We reserved in April for a single night in July and were told that summer books out 18 months in advance. Lots of people waved away at the entrance, we showed our reservation to get into the driveway. Three rows of RV's checking in. Very rehearsed and efficient hosts for the madness, leaving no questions to ask. There are no other choices inside the park for RVs, but there is nothing wrong with this one, just don't expect to drive up unreserved in the summer. I consider us lucky that there was something there at all, since to us, Yellowstone has always been about tenting in a quiet CG and locking up your food. Rustic, yes. Narrow, yes. Wi-Fi, cell or TV, no. Those are all just fine, because it's Yellowstone! Cell and 3G have bars at Old Faithful and Canyon Village, but don't work reliably, so make your calls when you have the opportunity. We didn't use the laundry or showers, there was quite a line, and you can hear the showers running from the desk. If you plan to return from the ranger-talks or the store after sunset, bring a flashlight, because the "lighted path" they talk about only extends to the ice-machine. This would be a great place to base-camp if you have a tow-vehicle and plan to stay in the park for a few days for hiking/etc.
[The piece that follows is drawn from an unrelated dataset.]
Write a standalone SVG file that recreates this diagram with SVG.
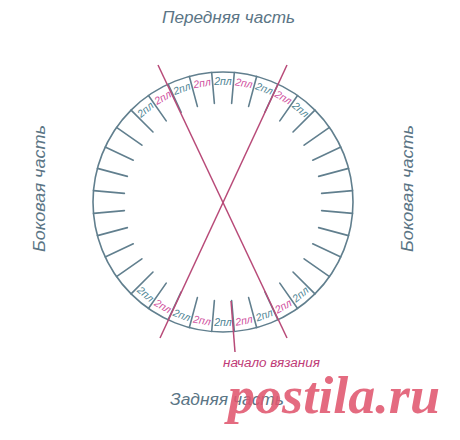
<svg xmlns="http://www.w3.org/2000/svg" width="460" height="440" viewBox="0 0 460 440">
<style>
.circ{fill:none;stroke:#617f8e;stroke-width:1.6}
.tick{stroke:#617f8e;stroke-width:1.6;stroke-linecap:round}
.pink{stroke:#b84a78;stroke-width:1.5;fill:none}
.lbl{font-family:"Liberation Sans",Arial,sans-serif;font-style:italic;font-size:10.5px;text-anchor:middle}
.t{fill:#4d8494}
.p{fill:#cf4f9e}
.side{font-family:"Liberation Sans",Arial,sans-serif;font-style:italic;font-size:16px;fill:#5b7585}
.start{font-family:"Liberation Sans",Arial,sans-serif;font-style:italic;font-size:12px;fill:#c03c78}
.wm{font-family:"Liberation Serif","Times New Roman",serif;font-style:italic;font-weight:bold;font-size:53px;fill:#e0566e;fill-opacity:0.88}
</style>
<defs>
<line id="tk" x1="223" y1="72" x2="223" y2="103" class="tick"/>
</defs>
<g id="circle">
<circle cx="223" cy="202" r="130" class="circ"/>
<g id="ticks">
<use href="#tk" transform="rotate(5 223 202)"/>
<use href="#tk" transform="rotate(15 223 202)"/>
<use href="#tk" transform="rotate(25 223 202)"/>
<use href="#tk" transform="rotate(35 223 202)"/>
<use href="#tk" transform="rotate(45 223 202)"/>
<use href="#tk" transform="rotate(55 223 202)"/>
<use href="#tk" transform="rotate(65 223 202)"/>
<use href="#tk" transform="rotate(75 223 202)"/>
<use href="#tk" transform="rotate(85 223 202)"/>
<use href="#tk" transform="rotate(95 223 202)"/>
<use href="#tk" transform="rotate(105 223 202)"/>
<use href="#tk" transform="rotate(115 223 202)"/>
<use href="#tk" transform="rotate(125 223 202)"/>
<use href="#tk" transform="rotate(135 223 202)"/>
<use href="#tk" transform="rotate(145 223 202)"/>
<use href="#tk" transform="rotate(155 223 202)"/>
<use href="#tk" transform="rotate(165 223 202)"/>
<use href="#tk" transform="rotate(175 223 202)"/>
<use href="#tk" transform="rotate(185 223 202)"/>
<use href="#tk" transform="rotate(195 223 202)"/>
<use href="#tk" transform="rotate(205 223 202)"/>
<use href="#tk" transform="rotate(215 223 202)"/>
<use href="#tk" transform="rotate(225 223 202)"/>
<use href="#tk" transform="rotate(235 223 202)"/>
<use href="#tk" transform="rotate(245 223 202)"/>
<use href="#tk" transform="rotate(255 223 202)"/>
<use href="#tk" transform="rotate(265 223 202)"/>
<use href="#tk" transform="rotate(275 223 202)"/>
<use href="#tk" transform="rotate(285 223 202)"/>
<use href="#tk" transform="rotate(295 223 202)"/>
<use href="#tk" transform="rotate(305 223 202)"/>
<use href="#tk" transform="rotate(315 223 202)"/>
<use href="#tk" transform="rotate(325 223 202)"/>
<use href="#tk" transform="rotate(335 223 202)"/>
<use href="#tk" transform="rotate(345 223 202)"/>
<use href="#tk" transform="rotate(355 223 202)"/>
</g>
</g>
<g id="connectors">
<line x1="158" y1="65" x2="287" y2="338" class="pink"/>
<line x1="287" y1="65" x2="160" y2="338" class="pink"/>
<line x1="231" y1="301" x2="235" y2="352" class="pink"/>
</g>
<g id="top-labels" class="lbl">
<text x="223" y="85" class="t" transform="rotate(-40 223 202)">2пл</text>
<text x="223" y="85" class="p" transform="rotate(-30 223 202)">2пл</text>
<text x="223" y="85" class="t" transform="rotate(-20 223 202)">2пл</text>
<text x="223" y="85" class="p" transform="rotate(-10 223 202)">2пл</text>
<text x="223" y="85" class="t">2пл</text>
<text x="223" y="85" class="p" transform="rotate(10 223 202)">2пл</text>
<text x="223" y="85" class="t" transform="rotate(20 223 202)">2пл</text>
<text x="223" y="85" class="p" transform="rotate(30 223 202)">2пл</text>
<text x="223" y="85" class="t" transform="rotate(40 223 202)">2пл</text>
</g>
<g id="bottom-labels" class="lbl">
<text x="223" y="326" class="t" transform="rotate(40 223 202)">2пл</text>
<text x="223" y="326" class="p" transform="rotate(30 223 202)">2пл</text>
<text x="223" y="326" class="t" transform="rotate(20 223 202)">2пл</text>
<text x="223" y="326" class="p" transform="rotate(10 223 202)">2пл</text>
<text x="223" y="326" class="t">2пл</text>
<text x="223" y="326" class="p" transform="rotate(-10 223 202)">2пл</text>
<text x="223" y="326" class="t" transform="rotate(-20 223 202)">2пл</text>
<text x="223" y="326" class="p" transform="rotate(-30 223 202)">2пл</text>
<text x="223" y="326" class="t" transform="rotate(-40 223 202)">2пл</text>
</g>
<g id="front"><text x="162" y="23" class="side" textLength="133" lengthAdjust="spacingAndGlyphs">Передняя часть</text></g>
<g id="left-side"><text x="0" y="0" class="side" transform="translate(45 252) rotate(-90)" textLength="127" lengthAdjust="spacingAndGlyphs">Боковая часть</text></g>
<g id="right-side"><text x="0" y="0" class="side" transform="translate(413 252) rotate(-90)" textLength="127" lengthAdjust="spacingAndGlyphs">Боковая часть</text></g>
<g id="back"><text x="170" y="405" class="side" textLength="114" lengthAdjust="spacingAndGlyphs">Задняя часть</text></g>
<g id="start-label"><text x="223" y="367" class="start" textLength="97" lengthAdjust="spacingAndGlyphs">начало вязания</text></g>
<g id="watermark"><text x="228" y="413" class="wm" textLength="212" lengthAdjust="spacingAndGlyphs">postila.ru</text></g>
</svg>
Friendly escort to level full hookup pull-through site. Shady sites, but when you reserve, make sure you are NOT on the end (no shade). Free Wi-Fi worked well. Propane at CG if you need it. Nice little camp store with RV supplies. Free coffee. Pancake girls were nice, and for $4 (including a couple of sausages), you can get on the road quicker with no dishes. Be careful if you use the fancy laser-cut fire rings. I heard the manager explaining on the phone to a previous guest why their CC was charged for damage. My copilot says the women's bath house was fine, but there was a heavy smell of well-aged #2 in the men, just an hour after the posted cleaning time. It was enough to keep you out. On same road as Wal-Mart. The campground website directions were better than the GPS, as is usually the case. Always use the CG directions and not your GPS.